# How can methylmercury in the ocean be reabsorbed into the atmosphere?

The Sacramento Bee news article Toxic fog may be poisoning some of California’s mountain lions, study says says

Algae in the ocean convert mercury to methylmercury, its most toxic form, which can be reabsorbed into the atmosphere and come ashore as marine fog, the release says.

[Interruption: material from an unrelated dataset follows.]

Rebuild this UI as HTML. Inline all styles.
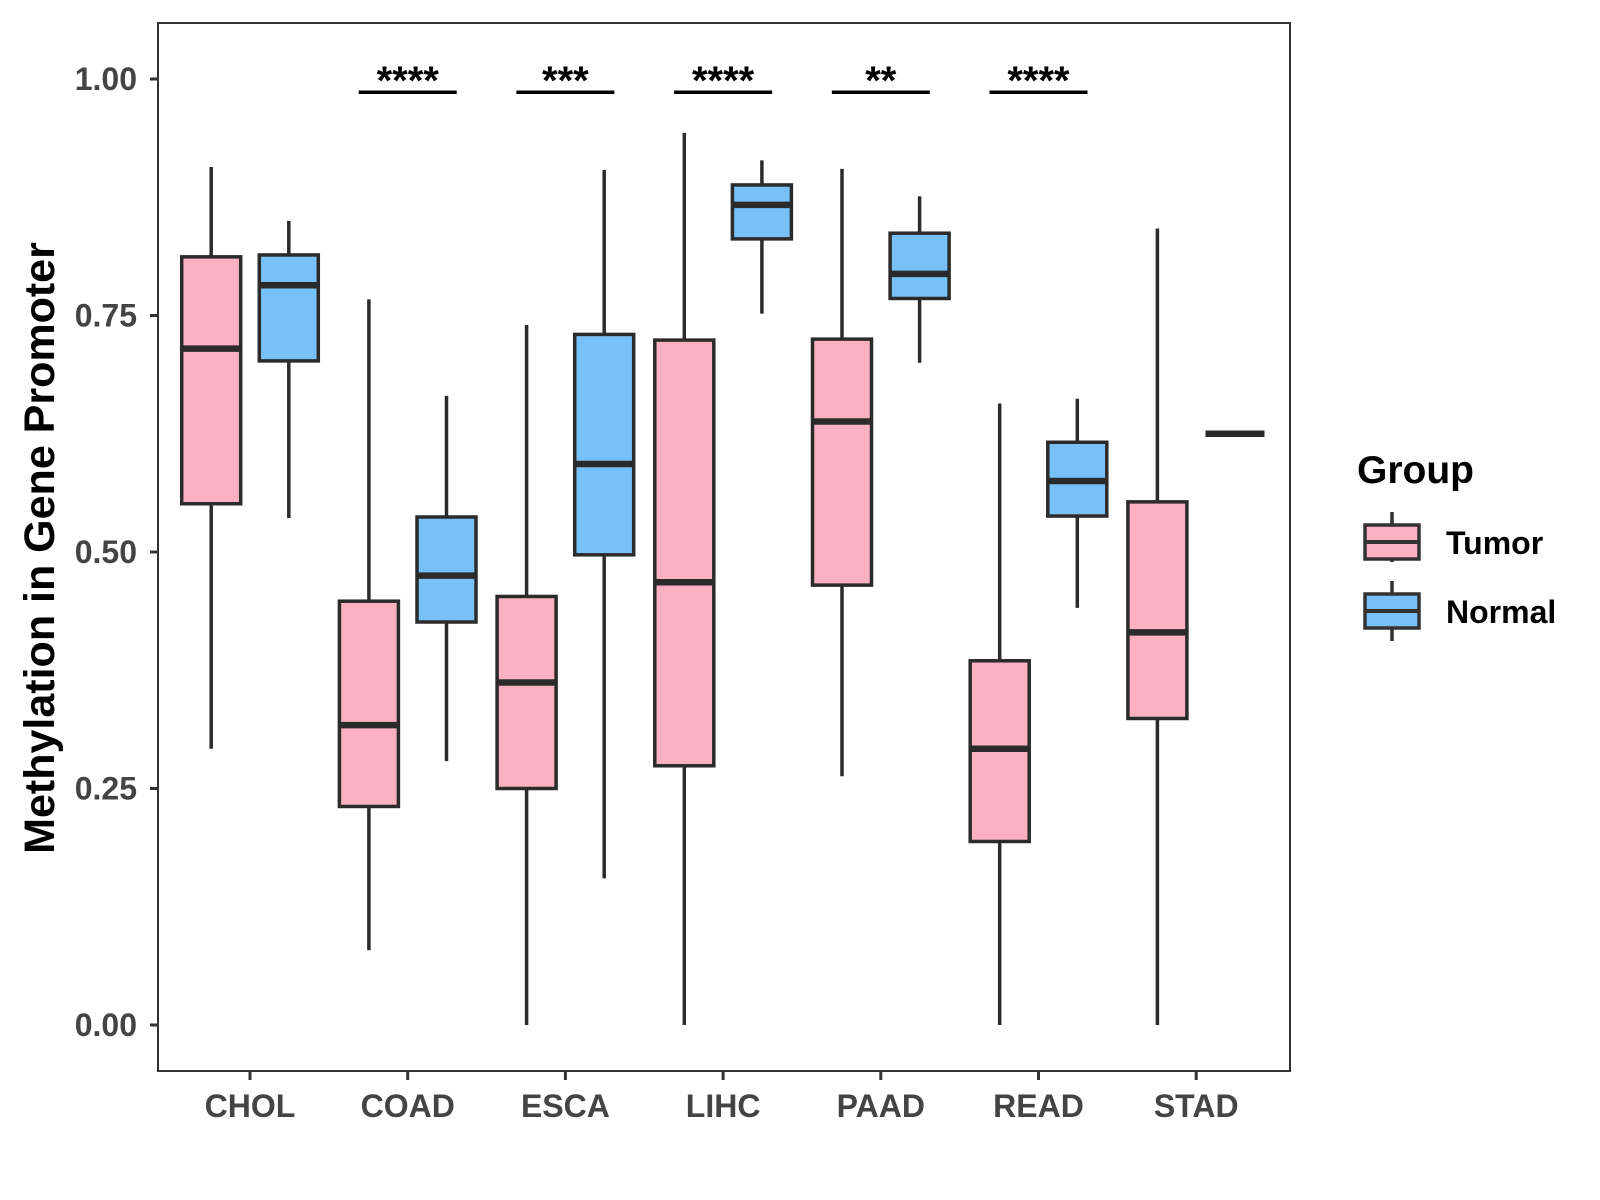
<!DOCTYPE html>
<html><head><meta charset="utf-8"><style>
html,body{margin:0;padding:0;background:#fff;}
svg{display:block;font-family:"Liberation Sans",Arial,sans-serif;}
</style></head><body>
<svg id="chart" width="1600" height="1200" viewBox="0 0 1600 1200" xmlns="http://www.w3.org/2000/svg">
<rect x="0" y="0" width="1600" height="1200" fill="#fff"/>
<g id="plot"></g>
<rect x="158" y="23" width="1132" height="1048" fill="none" stroke="#333" stroke-width="2"/>
<text transform="translate(54,548) rotate(-90)" text-anchor="middle" font-size="43" font-weight="bold" fill="#000">Methylation in Gene Promoter</text>
<g>
<text x="1357" y="483" font-size="39" font-weight="bold" fill="#000">Group</text>
<g>
<line x1="1392" y1="512" x2="1392" y2="562" stroke="#333" stroke-width="3.5"/>
<rect x="1365" y="525" width="54" height="34" fill="#FCB1C3" stroke="#333" stroke-width="3.5"/>
<line x1="1365" y1="542" x2="1419" y2="542" stroke="#333" stroke-width="4"/>
<text x="1446" y="554" font-size="32" font-weight="bold" fill="#000">Tumor</text>
</g>
<g>
<line x1="1392" y1="581" x2="1392" y2="641" stroke="#333" stroke-width="3.5"/>
<rect x="1365" y="594" width="54" height="34" fill="#77C1F8" stroke="#333" stroke-width="3.5"/>
<line x1="1365" y1="611" x2="1419" y2="611" stroke="#333" stroke-width="4"/>
<text x="1446" y="623" font-size="32" font-weight="bold" fill="#000">Normal</text>
</g>
</g>
</svg>
<script>
const categories = ["CHOL","COAD","ESCA","LIHC","PAAD","READ","STAD"];
// [lower whisker, Q1, median, Q3, upper whisker]
const tumorStats = [
  [0.292,0.551,0.715,0.812,0.907],
  [0.079,0.231,0.317,0.448,0.767],
  [0.000,0.250,0.362,0.453,0.740],
  [0.000,0.274,0.468,0.724,0.943],
  [0.263,0.465,0.638,0.725,0.905],
  [0.000,0.194,0.292,0.385,0.657],
  [0.000,0.324,0.415,0.553,0.842]
];
const normalStats = [
  [0.536,0.702,0.782,0.814,0.850],
  [0.279,0.426,0.475,0.537,0.665],
  [0.155,0.497,0.593,0.730,0.904],
  [0.752,0.831,0.867,0.888,0.914],
  [0.700,0.768,0.794,0.837,0.876],
  [0.441,0.538,0.575,0.616,0.662],
  [0.625,0.625,0.625,0.625,0.625]
];
const sigLabels = ["","****","***","****","**","****",""];
const sigY = 0.986;
const yTicks = [0,0.25,0.5,0.75,1.0];
const yTickLabels = ["0.00","0.25","0.50","0.75","1.00"];

const NS="http://www.w3.org/2000/svg";
const g=document.getElementById('plot');
const Y0=1025, Y1=79;
function yScale(v){return Y0-(Y0-Y1)*v;}
function xScale(i){return 250+157.7*i;}
const boxW=59, dodge=38.8;
function mk(tag,attrs,parent){const e=document.createElementNS(NS,tag);for(const k in attrs)e.setAttribute(k,attrs[k]);(parent||g).appendChild(e);return e;}

yTicks.forEach((t,i)=>{
  const y=yScale(t);
  const tk=mk('line',{x1:150,x2:158,y1:y,y2:y,stroke:'#333','stroke-width':3});
  
  
  const tx=mk('text',{x:137,y:y+11,'text-anchor':'end','font-size':32,'font-weight':'bold',fill:'#444'});
  tx.textContent=yTickLabels[i];
  
  
});
categories.forEach((c,i)=>{
  const x=xScale(i);
  const tk=mk('line',{x1:x,x2:x,y1:1072,y2:1080,stroke:'#333','stroke-width':3});
  
  
  const tx=mk('text',{x:x,y:1117,'text-anchor':'middle','font-size':32,'font-weight':'bold',fill:'#444'});
  tx.textContent=c;
  
  
});
function drawBox(s,cx,fill,name){
  const grp=mk('g',{});
  
  
  mk('line',{x1:cx,x2:cx,y1:yScale(s[4]),y2:yScale(s[3]),stroke:'#2b2b2b','stroke-width':3.5},grp);
  mk('line',{x1:cx,x2:cx,y1:yScale(s[1]),y2:yScale(s[0]),stroke:'#2b2b2b','stroke-width':3.5},grp);
  const h=Math.max(yScale(s[1])-yScale(s[3]),0);
  mk('rect',{x:cx-boxW/2,y:yScale(s[3]),width:boxW,height:h,fill:fill,stroke:'#2b2b2b','stroke-width':3.5},grp);
  mk('line',{x1:cx-boxW/2,x2:cx+boxW/2,y1:yScale(s[2]),y2:yScale(s[2]),stroke:'#2b2b2b','stroke-width':6.5},grp);
}
categories.forEach((c,i)=>{
  const x=xScale(i);
  drawBox(tumorStats[i],x-dodge,'#FCB1C3','box-tumor-'+c.toLowerCase());
  drawBox(normalStats[i],x+dodge,'#77C1F8','box-normal-'+c.toLowerCase());
  if(sigLabels[i]){
    const y=yScale(sigY);
    const ln=mk('line',{x1:x-49,x2:x+49,y1:y,y2:y,stroke:'#000','stroke-width':3.5});
    
    
    const tx=mk('text',{x:x,y:y+2,'text-anchor':'middle','font-size':40,'font-weight':'bold',fill:'#000'});
    tx.textContent=sigLabels[i];
    
    
  }
});
</script>
</body></html>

Methylmercury [CH3Hg]+ is an ion with an atomic mass well over 200. I don't think that it would readily evaporate, so how can it be reabsorbed into the atmosphere?

• – Fred
Dec 2 '19 at 8:13
• It is strange that the mercury should preferentially pick on mountain lions and then only on some mountain lions. Is it possible that the pollution comes from some other source peculiar to mountain lions? For example, could some of them be feeding on mercury contaminated fish? If I lived in California (my sister lives there),I would be more worried about my family than about mountain lions. Dec 2 '19 at 9:31
• @MichaelWalsby apex predators accumulate more. From the article "The study says mercury concentration increases 1,000 times for each step on the food chain, meaning mountain lions are at more risk than humans exposed to toxins in the fog." I suppose the "some mountain lions" are the ones eating animals that eat other things that have higher exposure. As long as your sister is not feeding her family on lichens from foggy areas, they may be okay.
– uhoh
Dec 2 '19 at 9:36

Much of the methyl mercury that enters the atmosphere may be dimethyl mercury, $$\text{(CH}_3\text{)}_2\text{Hg}$$. This is a very volatile compound which, if it were pure, would have 50 mm mercury or more vapor pressure at 20°C. Complexes involving more electronegative ligands, such as the chloride $$\text{CH}_3\text{HgCl}$$, are significantly less volatile, but still have more vapor pressure than purely inorganic mercury compounds.